Fleetwood and the percussion was, well, Fleetwood. kicked butt. animated. having fun. a bit scary at times, given how much he looked like Boyle… (grin). He and his fellow drummers were the best of the show most of the time (and I have to be honest, I kept hearing more drums than two guys could do, and I was wondering what was going on — it wasn’t until the end of concert intros were done that I realized there was a third drummer hiding in the back of the stage, which explained all of the sweeetening…

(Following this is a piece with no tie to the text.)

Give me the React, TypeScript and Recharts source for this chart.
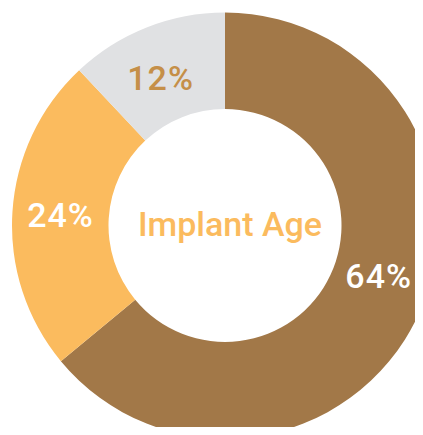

One of the great frustrations of the night was the percussion solo by Fleetwood. It didn’t show up until almost the end of the show, but when it did, it electrified the audience. Just turned them on and plugged them into the show — just as it was ending. And then Fleetwood carried it on, and on, and on; something like 20 minutes of watching him drum and prance (with drum machines on a vest) all over the stage. What started as a high energy, electric and great drumming turned into a painful, “how long will he carry this on?” torture; it wasn’t just me, either — I watched as increasing clumps of the audience started streaming to the exits rather than wait for the finale. my guess is between 5-10% of the audience left during his drum piece.

and that’s too bad — if he’d put that drum piece 20 minutes into the concert, and kept it to reasonable levels, they’d ahve owned that audience all night. As it was, much of the show was “going through the paces” with no real connect or energy, and when they finally did ramp it up and get the crowd going, it was way too late, and then they screwed it up again by carrying it on, and on, until we wanted to scream.

So ultimately, it was an occasionally good, mostly frustrating show. Most of the band coasted, except for Buckingham and Fleetwood, and they seemed more interested in showing off than entertaining. Maybe you like like kind of excess — but I sure didn’t, and from the number of folks fiddlign with stuff or just sitting there passive (or, later on, leaving), I wasn’t alone.